**DATA EXCERPT:**
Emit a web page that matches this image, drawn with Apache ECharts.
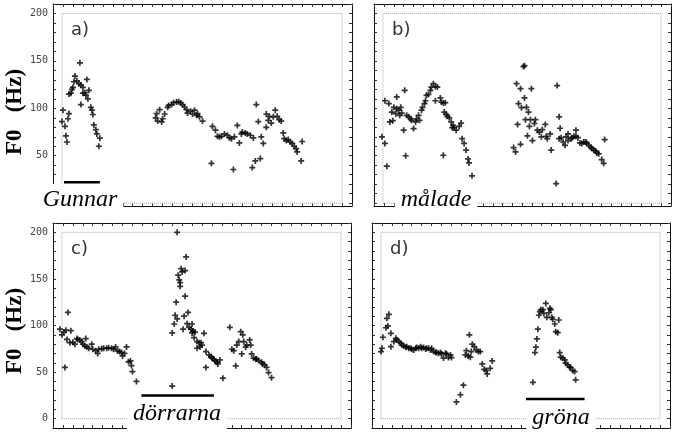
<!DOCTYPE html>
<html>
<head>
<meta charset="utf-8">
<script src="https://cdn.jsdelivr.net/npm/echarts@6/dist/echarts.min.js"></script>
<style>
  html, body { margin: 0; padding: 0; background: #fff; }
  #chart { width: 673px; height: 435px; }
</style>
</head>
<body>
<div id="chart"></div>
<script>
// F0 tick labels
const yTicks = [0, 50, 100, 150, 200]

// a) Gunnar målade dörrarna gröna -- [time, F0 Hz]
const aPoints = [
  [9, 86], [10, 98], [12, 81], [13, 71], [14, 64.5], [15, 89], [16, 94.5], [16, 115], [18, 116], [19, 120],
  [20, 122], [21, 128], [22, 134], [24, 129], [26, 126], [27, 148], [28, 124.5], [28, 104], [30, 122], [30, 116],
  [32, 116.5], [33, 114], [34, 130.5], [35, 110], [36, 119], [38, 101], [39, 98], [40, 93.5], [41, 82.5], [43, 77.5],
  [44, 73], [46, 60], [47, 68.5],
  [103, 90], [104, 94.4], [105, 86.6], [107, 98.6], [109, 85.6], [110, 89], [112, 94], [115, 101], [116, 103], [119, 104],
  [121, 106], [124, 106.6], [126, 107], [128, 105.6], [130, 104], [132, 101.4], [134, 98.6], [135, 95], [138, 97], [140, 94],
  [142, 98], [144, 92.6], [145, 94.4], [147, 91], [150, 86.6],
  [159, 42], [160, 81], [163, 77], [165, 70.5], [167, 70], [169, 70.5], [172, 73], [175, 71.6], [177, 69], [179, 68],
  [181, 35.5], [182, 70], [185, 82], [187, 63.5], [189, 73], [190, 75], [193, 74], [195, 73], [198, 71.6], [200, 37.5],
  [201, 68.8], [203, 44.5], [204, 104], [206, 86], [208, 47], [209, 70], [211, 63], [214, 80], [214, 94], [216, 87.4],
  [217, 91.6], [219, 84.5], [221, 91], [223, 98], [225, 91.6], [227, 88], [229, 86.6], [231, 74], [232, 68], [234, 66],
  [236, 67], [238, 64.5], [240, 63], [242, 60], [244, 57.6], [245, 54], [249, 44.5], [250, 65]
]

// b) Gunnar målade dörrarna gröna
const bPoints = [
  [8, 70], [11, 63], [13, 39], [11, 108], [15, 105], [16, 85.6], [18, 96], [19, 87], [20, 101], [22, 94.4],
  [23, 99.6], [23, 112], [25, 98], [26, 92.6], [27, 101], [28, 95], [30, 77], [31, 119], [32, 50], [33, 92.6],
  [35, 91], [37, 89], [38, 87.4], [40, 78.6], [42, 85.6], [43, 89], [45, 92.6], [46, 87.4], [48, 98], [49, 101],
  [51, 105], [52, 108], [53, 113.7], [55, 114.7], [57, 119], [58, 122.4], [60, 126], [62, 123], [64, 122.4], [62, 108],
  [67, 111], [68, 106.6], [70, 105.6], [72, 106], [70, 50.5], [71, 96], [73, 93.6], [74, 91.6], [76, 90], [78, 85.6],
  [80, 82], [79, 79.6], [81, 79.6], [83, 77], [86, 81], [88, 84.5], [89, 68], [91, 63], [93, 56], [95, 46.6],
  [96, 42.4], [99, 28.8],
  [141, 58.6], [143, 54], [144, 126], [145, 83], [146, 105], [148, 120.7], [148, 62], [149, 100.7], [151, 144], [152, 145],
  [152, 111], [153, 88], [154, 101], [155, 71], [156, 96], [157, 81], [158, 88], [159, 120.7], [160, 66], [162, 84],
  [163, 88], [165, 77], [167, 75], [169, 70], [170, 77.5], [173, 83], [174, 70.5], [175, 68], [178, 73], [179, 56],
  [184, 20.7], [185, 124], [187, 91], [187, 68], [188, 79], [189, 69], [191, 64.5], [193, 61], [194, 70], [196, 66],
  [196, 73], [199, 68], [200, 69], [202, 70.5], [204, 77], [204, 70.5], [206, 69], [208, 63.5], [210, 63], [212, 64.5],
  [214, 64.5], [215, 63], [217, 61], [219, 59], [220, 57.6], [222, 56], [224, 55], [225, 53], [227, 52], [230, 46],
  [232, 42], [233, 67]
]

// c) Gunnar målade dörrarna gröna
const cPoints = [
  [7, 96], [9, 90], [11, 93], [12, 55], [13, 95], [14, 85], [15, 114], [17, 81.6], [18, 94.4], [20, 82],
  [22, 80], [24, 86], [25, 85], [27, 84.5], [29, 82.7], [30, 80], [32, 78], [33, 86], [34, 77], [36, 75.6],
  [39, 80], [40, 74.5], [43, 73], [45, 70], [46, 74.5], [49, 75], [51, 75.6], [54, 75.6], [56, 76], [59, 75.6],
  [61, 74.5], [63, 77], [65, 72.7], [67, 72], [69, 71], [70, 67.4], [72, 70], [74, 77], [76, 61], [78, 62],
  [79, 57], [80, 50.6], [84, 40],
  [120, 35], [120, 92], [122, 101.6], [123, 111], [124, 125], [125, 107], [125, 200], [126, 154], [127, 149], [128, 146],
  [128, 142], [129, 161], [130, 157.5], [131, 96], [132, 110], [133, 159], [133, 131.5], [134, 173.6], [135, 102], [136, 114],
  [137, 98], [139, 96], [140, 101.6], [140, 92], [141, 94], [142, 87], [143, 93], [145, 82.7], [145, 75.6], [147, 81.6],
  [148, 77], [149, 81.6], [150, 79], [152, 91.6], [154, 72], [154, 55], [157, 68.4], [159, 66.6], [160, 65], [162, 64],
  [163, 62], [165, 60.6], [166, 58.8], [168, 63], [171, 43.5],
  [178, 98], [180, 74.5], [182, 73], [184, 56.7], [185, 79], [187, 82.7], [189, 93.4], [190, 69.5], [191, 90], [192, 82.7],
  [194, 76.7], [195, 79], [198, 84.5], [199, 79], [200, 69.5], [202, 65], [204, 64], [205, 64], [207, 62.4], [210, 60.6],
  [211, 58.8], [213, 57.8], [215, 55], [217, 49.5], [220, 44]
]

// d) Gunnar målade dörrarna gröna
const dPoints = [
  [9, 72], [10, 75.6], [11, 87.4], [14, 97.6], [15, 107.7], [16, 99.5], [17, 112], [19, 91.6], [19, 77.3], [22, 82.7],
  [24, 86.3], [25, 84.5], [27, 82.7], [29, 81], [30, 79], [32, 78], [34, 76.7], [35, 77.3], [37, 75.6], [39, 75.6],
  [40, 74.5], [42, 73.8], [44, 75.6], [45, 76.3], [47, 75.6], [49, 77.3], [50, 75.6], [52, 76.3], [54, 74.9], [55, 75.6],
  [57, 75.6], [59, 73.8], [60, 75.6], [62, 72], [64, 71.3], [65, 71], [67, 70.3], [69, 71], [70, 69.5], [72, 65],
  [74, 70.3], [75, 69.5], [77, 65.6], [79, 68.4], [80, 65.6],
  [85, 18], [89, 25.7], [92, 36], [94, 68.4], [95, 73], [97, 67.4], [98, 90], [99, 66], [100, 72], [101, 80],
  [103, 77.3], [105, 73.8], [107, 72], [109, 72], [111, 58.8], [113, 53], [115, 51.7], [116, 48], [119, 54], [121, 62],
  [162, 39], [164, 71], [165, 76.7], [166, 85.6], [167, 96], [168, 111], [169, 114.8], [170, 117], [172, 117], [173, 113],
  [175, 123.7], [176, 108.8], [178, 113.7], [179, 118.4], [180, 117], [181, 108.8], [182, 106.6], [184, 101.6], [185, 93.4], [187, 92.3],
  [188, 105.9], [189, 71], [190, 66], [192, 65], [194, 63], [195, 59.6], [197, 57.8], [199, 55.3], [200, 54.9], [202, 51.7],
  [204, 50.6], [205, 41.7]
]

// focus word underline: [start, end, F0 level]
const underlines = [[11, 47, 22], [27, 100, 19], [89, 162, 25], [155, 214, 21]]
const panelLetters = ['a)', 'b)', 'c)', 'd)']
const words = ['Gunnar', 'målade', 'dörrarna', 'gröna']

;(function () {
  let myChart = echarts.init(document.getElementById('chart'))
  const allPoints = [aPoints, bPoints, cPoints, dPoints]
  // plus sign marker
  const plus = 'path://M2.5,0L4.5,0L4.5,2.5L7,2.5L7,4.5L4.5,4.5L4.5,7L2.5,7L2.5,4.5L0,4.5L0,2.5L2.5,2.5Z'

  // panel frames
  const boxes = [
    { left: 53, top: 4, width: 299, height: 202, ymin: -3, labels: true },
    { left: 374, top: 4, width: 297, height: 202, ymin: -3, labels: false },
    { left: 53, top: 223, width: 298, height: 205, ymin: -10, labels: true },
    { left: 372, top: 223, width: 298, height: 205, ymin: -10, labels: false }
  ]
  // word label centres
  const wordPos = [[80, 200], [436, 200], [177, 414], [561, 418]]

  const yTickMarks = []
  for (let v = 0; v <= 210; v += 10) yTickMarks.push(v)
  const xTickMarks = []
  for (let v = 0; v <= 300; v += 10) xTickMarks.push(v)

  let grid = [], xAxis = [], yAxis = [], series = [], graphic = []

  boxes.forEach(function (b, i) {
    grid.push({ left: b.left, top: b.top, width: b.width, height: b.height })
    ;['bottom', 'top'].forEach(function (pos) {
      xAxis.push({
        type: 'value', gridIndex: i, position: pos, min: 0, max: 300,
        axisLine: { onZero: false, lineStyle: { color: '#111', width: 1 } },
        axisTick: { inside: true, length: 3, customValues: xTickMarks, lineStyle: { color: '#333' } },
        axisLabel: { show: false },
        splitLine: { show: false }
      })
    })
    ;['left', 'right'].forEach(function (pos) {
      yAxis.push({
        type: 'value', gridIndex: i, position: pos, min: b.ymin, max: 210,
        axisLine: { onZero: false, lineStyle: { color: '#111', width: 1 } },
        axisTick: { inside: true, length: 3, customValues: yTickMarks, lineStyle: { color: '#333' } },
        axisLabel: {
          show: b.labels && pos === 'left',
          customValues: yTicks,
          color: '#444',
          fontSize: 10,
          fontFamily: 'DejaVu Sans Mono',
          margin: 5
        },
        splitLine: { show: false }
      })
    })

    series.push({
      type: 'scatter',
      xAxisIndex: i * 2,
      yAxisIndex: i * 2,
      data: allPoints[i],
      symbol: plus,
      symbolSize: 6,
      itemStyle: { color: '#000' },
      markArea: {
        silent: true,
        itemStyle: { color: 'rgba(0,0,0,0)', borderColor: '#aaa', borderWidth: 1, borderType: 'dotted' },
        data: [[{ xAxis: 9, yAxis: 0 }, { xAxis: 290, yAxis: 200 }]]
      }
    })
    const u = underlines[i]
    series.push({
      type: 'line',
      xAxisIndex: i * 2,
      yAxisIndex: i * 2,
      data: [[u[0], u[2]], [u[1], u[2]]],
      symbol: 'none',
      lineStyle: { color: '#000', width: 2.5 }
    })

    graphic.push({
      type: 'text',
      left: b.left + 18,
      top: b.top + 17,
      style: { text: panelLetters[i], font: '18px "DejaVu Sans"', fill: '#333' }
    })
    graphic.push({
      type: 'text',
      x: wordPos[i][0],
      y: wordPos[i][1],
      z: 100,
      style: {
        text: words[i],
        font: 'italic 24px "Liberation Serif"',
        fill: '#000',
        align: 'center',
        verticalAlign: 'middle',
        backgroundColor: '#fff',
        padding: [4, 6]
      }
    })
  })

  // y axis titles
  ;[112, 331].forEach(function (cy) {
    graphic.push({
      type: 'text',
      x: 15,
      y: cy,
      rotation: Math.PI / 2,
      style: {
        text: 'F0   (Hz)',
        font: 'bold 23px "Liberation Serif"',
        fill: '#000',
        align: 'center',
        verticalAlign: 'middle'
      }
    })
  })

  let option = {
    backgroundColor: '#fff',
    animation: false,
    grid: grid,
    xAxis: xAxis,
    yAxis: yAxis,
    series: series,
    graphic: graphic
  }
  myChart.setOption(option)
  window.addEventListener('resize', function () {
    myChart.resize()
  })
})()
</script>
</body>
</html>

**REQUIRED WORK:**
Skip the pictures, please, and transcribe only the lines from the beginning of the material through the one that contains "const yTicks = [0, 50, 100, 150, 200]".

**ANSWER TO THE TASK:**
Emit a web page that matches this image, drawn with Apache ECharts.
<!DOCTYPE html>
<html>
<head>
<meta charset="utf-8">
<script src="https://cdn.jsdelivr.net/npm/echarts@6/dist/echarts.min.js"></script>
<style>
  html, body { margin: 0; padding: 0; background: #fff; }
  #chart { width: 673px; height: 435px; }
</style>
</head>
<body>
<div id="chart"></div>
<script>
// F0 tick labels
const yTicks = [0, 50, 100, 150, 200]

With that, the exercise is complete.